Mike from Shoreview, MN

Why should the home team be permitted to hear their quarterback but the visiting team not be permitted to hear its quarterback? Marketing! The 12th man. TV vs. going to the game. Make the customer/fan feel like they can impact the game if they attend. Money drives the owners to let customers/fans scream, as long as they pay face value.

Bingo! Make the fan feel as though they are a player in the game. It's genius.

Zach from Green Bay, WI

If a team is kicking an extra point and it's blocked, can it be returned by the opposing team for a score?

In college, yes, and it's worth two points. In the NFL, no. All try attempts are whistled dead the moment the attempt has been deemed to have failed.

Jonathan from Saint Joseph, MO

Please clarify the coin toss situation. Scenario: Packers win coin toss, elect to defer. Visiting team elects to kick. Who kicks off to start the second half?

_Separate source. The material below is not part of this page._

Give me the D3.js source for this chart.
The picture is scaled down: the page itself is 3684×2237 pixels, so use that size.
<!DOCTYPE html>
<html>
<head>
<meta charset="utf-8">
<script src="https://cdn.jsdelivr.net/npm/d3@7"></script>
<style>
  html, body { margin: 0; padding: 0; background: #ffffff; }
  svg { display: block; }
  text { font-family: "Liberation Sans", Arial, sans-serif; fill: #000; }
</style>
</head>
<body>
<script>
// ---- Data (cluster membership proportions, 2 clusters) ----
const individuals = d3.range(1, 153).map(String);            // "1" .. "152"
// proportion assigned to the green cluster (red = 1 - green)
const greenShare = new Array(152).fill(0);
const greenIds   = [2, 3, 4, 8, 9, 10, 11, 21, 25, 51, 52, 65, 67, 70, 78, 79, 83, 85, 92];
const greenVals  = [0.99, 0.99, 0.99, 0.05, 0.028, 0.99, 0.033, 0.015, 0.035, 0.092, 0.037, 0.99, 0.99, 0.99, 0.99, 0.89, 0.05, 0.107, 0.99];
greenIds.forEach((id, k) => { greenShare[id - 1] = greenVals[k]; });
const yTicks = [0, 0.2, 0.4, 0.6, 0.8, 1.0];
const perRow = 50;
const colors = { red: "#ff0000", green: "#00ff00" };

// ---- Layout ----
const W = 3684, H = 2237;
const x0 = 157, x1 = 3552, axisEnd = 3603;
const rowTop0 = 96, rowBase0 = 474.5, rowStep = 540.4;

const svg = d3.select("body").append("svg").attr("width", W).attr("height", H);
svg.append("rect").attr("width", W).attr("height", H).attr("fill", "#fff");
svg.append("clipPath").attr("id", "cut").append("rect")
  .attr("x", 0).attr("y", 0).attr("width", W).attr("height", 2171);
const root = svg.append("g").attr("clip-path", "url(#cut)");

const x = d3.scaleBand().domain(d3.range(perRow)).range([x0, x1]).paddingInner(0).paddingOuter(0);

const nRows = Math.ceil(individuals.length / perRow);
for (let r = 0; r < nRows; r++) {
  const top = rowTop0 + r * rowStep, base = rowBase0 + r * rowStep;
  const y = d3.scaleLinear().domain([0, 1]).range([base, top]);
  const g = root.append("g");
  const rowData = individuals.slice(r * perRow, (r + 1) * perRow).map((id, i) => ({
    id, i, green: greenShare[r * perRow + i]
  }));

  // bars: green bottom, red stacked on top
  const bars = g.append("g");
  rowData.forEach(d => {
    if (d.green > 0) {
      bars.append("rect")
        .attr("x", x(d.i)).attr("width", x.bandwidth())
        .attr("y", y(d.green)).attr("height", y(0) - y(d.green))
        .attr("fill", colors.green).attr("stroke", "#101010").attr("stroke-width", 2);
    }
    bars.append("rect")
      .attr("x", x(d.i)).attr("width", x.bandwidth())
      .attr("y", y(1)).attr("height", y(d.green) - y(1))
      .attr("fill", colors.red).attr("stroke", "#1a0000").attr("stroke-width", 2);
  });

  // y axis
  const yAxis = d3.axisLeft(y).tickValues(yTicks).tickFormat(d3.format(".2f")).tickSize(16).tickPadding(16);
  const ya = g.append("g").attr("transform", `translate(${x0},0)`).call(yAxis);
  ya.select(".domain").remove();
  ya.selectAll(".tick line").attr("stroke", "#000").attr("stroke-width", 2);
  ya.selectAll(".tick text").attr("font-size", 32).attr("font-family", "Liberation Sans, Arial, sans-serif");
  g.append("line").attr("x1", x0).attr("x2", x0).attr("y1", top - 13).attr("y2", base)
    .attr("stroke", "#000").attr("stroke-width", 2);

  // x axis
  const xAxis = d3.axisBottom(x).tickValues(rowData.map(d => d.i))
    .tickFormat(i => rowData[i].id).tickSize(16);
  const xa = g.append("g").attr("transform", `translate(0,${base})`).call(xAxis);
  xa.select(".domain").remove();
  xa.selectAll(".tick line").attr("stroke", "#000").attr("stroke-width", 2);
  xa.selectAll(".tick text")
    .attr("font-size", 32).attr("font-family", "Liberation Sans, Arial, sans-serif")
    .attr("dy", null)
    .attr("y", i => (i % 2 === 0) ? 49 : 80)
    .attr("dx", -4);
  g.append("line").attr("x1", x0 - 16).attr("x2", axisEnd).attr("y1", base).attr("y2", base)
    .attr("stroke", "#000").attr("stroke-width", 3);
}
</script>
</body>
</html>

The Packers will have their choice of kicking, receiving or defending a goal. I would suspect that Coach McCarthy would want to receive the kickoff. I continue to be amazed by how many fans don't understand the coin toss rules. Let me put it this way: If there's a big wind blowing from the north and you say you want to "kick to the south end zone," your opponent will likely get the ball and the wind. Say one thing and make sure it's the one thing you want to do the most.